_Directive_:
Set down the full listing exactly as given. Any pictures are to be left out.

_Collected data_:
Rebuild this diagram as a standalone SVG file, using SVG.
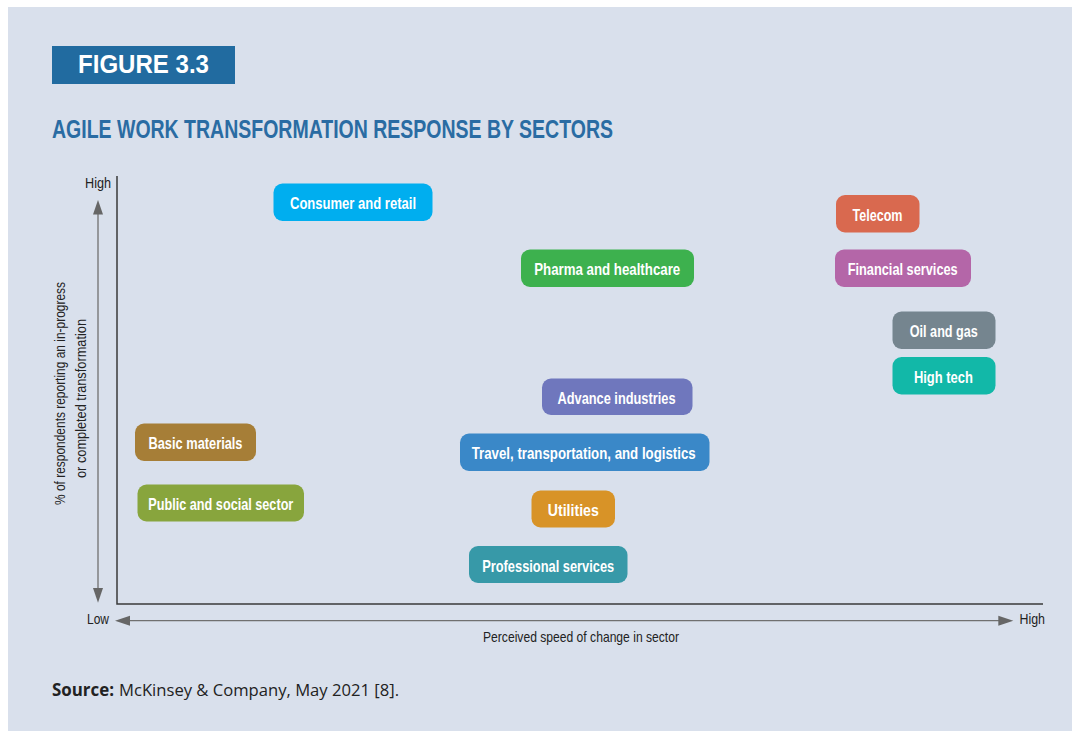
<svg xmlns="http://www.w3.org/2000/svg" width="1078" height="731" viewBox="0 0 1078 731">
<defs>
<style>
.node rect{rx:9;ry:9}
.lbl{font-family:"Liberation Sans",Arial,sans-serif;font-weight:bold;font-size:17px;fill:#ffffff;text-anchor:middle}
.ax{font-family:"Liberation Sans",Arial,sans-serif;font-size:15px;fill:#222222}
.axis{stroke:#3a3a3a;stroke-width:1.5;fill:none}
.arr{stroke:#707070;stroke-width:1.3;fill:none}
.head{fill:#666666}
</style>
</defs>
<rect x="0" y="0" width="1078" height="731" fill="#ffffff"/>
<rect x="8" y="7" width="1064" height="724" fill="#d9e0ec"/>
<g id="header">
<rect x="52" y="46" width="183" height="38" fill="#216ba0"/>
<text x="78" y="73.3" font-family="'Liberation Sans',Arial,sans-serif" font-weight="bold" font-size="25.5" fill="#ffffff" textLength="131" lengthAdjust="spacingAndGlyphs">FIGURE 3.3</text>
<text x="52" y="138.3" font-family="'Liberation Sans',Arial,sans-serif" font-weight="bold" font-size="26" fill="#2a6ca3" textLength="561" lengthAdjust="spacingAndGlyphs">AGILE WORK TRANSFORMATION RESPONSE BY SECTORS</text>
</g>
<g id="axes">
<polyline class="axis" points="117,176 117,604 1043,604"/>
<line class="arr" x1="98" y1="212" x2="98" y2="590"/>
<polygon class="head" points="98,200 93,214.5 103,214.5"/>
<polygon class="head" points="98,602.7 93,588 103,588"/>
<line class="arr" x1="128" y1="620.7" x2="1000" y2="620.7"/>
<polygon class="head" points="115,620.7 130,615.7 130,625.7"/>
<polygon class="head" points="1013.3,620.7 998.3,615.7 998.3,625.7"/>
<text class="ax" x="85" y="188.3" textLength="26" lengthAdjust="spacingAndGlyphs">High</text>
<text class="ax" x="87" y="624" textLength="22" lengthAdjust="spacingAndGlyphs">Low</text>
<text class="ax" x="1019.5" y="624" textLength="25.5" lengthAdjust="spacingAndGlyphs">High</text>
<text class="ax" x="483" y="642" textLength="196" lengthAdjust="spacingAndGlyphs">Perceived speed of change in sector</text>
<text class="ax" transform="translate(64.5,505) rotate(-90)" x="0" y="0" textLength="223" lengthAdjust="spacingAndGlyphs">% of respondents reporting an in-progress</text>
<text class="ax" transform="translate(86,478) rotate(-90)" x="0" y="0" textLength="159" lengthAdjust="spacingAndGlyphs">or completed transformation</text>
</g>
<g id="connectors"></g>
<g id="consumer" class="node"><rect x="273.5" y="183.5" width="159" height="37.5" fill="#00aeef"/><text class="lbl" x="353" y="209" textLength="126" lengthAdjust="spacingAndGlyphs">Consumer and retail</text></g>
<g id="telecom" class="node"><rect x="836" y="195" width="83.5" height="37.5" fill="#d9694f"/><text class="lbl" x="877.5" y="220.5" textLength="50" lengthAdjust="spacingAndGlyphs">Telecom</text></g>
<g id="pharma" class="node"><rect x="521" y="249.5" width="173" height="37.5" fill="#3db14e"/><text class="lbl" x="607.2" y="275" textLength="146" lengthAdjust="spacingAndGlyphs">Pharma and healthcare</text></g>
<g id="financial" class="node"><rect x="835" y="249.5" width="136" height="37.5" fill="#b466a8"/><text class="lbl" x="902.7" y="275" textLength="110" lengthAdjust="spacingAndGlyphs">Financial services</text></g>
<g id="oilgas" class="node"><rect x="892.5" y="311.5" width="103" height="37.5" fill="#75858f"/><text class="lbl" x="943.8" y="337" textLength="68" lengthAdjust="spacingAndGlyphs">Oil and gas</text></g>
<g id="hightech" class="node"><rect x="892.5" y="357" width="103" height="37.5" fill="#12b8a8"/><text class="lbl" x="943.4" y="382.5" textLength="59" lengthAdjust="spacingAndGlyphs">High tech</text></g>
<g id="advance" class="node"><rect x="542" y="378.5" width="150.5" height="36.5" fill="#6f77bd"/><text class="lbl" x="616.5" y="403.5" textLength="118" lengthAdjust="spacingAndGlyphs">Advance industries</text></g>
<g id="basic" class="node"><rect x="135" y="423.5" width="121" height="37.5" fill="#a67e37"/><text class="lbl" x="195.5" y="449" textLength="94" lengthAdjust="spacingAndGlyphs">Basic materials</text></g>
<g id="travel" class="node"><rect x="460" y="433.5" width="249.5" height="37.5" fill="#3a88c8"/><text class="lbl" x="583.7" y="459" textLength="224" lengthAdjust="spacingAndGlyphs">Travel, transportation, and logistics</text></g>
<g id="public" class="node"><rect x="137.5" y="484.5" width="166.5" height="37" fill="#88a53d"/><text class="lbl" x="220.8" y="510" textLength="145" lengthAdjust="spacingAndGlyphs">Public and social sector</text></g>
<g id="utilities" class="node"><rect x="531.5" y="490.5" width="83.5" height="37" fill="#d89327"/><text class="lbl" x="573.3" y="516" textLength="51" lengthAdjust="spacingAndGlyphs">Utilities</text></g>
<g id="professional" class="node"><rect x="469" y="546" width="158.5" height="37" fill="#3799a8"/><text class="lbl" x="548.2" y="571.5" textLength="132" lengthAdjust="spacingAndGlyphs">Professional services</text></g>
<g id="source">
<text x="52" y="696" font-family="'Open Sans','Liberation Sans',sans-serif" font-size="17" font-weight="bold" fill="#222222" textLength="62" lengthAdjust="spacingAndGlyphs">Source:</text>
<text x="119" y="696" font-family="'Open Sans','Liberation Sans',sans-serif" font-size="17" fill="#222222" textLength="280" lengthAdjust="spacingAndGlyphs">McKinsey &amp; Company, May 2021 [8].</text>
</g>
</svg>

_The response_:
Rebuild this diagram as a standalone SVG file, using SVG.
<svg xmlns="http://www.w3.org/2000/svg" width="1078" height="731" viewBox="0 0 1078 731">
<defs>
<style>
.node rect{rx:9;ry:9}
.lbl{font-family:"Liberation Sans",Arial,sans-serif;font-weight:bold;font-size:17px;fill:#ffffff;text-anchor:middle}
.ax{font-family:"Liberation Sans",Arial,sans-serif;font-size:15px;fill:#222222}
.axis{stroke:#3a3a3a;stroke-width:1.5;fill:none}
.arr{stroke:#707070;stroke-width:1.3;fill:none}
.head{fill:#666666}
</style>
</defs>
<rect x="0" y="0" width="1078" height="731" fill="#ffffff"/>
<rect x="8" y="7" width="1064" height="724" fill="#d9e0ec"/>
<g id="header">
<rect x="52" y="46" width="183" height="38" fill="#216ba0"/>
<text x="78" y="73.3" font-family="'Liberation Sans',Arial,sans-serif" font-weight="bold" font-size="25.5" fill="#ffffff" textLength="131" lengthAdjust="spacingAndGlyphs">FIGURE 3.3</text>
<text x="52" y="138.3" font-family="'Liberation Sans',Arial,sans-serif" font-weight="bold" font-size="26" fill="#2a6ca3" textLength="561" lengthAdjust="spacingAndGlyphs">AGILE WORK TRANSFORMATION RESPONSE BY SECTORS</text>
</g>
<g id="axes">
<polyline class="axis" points="117,176 117,604 1043,604"/>
<line class="arr" x1="98" y1="212" x2="98" y2="590"/>
<polygon class="head" points="98,200 93,214.5 103,214.5"/>
<polygon class="head" points="98,602.7 93,588 103,588"/>
<line class="arr" x1="128" y1="620.7" x2="1000" y2="620.7"/>
<polygon class="head" points="115,620.7 130,615.7 130,625.7"/>
<polygon class="head" points="1013.3,620.7 998.3,615.7 998.3,625.7"/>
<text class="ax" x="85" y="188.3" textLength="26" lengthAdjust="spacingAndGlyphs">High</text>
<text class="ax" x="87" y="624" textLength="22" lengthAdjust="spacingAndGlyphs">Low</text>
<text class="ax" x="1019.5" y="624" textLength="25.5" lengthAdjust="spacingAndGlyphs">High</text>
<text class="ax" x="483" y="642" textLength="196" lengthAdjust="spacingAndGlyphs">Perceived speed of change in sector</text>
<text class="ax" transform="translate(64.5,505) rotate(-90)" x="0" y="0" textLength="223" lengthAdjust="spacingAndGlyphs">% of respondents reporting an in-progress</text>
<text class="ax" transform="translate(86,478) rotate(-90)" x="0" y="0" textLength="159" lengthAdjust="spacingAndGlyphs">or completed transformation</text>
</g>
<g id="connectors"></g>
<g id="consumer" class="node"><rect x="273.5" y="183.5" width="159" height="37.5" fill="#00aeef"/><text class="lbl" x="353" y="209" textLength="126" lengthAdjust="spacingAndGlyphs">Consumer and retail</text></g>
<g id="telecom" class="node"><rect x="836" y="195" width="83.5" height="37.5" fill="#d9694f"/><text class="lbl" x="877.5" y="220.5" textLength="50" lengthAdjust="spacingAndGlyphs">Telecom</text></g>
<g id="pharma" class="node"><rect x="521" y="249.5" width="173" height="37.5" fill="#3db14e"/><text class="lbl" x="607.2" y="275" textLength="146" lengthAdjust="spacingAndGlyphs">Pharma and healthcare</text></g>
<g id="financial" class="node"><rect x="835" y="249.5" width="136" height="37.5" fill="#b466a8"/><text class="lbl" x="902.7" y="275" textLength="110" lengthAdjust="spacingAndGlyphs">Financial services</text></g>
<g id="oilgas" class="node"><rect x="892.5" y="311.5" width="103" height="37.5" fill="#75858f"/><text class="lbl" x="943.8" y="337" textLength="68" lengthAdjust="spacingAndGlyphs">Oil and gas</text></g>
<g id="hightech" class="node"><rect x="892.5" y="357" width="103" height="37.5" fill="#12b8a8"/><text class="lbl" x="943.4" y="382.5" textLength="59" lengthAdjust="spacingAndGlyphs">High tech</text></g>
<g id="advance" class="node"><rect x="542" y="378.5" width="150.5" height="36.5" fill="#6f77bd"/><text class="lbl" x="616.5" y="403.5" textLength="118" lengthAdjust="spacingAndGlyphs">Advance industries</text></g>
<g id="basic" class="node"><rect x="135" y="423.5" width="121" height="37.5" fill="#a67e37"/><text class="lbl" x="195.5" y="449" textLength="94" lengthAdjust="spacingAndGlyphs">Basic materials</text></g>
<g id="travel" class="node"><rect x="460" y="433.5" width="249.5" height="37.5" fill="#3a88c8"/><text class="lbl" x="583.7" y="459" textLength="224" lengthAdjust="spacingAndGlyphs">Travel, transportation, and logistics</text></g>
<g id="public" class="node"><rect x="137.5" y="484.5" width="166.5" height="37" fill="#88a53d"/><text class="lbl" x="220.8" y="510" textLength="145" lengthAdjust="spacingAndGlyphs">Public and social sector</text></g>
<g id="utilities" class="node"><rect x="531.5" y="490.5" width="83.5" height="37" fill="#d89327"/><text class="lbl" x="573.3" y="516" textLength="51" lengthAdjust="spacingAndGlyphs">Utilities</text></g>
<g id="professional" class="node"><rect x="469" y="546" width="158.5" height="37" fill="#3799a8"/><text class="lbl" x="548.2" y="571.5" textLength="132" lengthAdjust="spacingAndGlyphs">Professional services</text></g>
<g id="source">
<text x="52" y="696" font-family="'Open Sans','Liberation Sans',sans-serif" font-size="17" font-weight="bold" fill="#222222" textLength="62" lengthAdjust="spacingAndGlyphs">Source:</text>
<text x="119" y="696" font-family="'Open Sans','Liberation Sans',sans-serif" font-size="17" fill="#222222" textLength="280" lengthAdjust="spacingAndGlyphs">McKinsey &amp; Company, May 2021 [8].</text>
</g>
</svg>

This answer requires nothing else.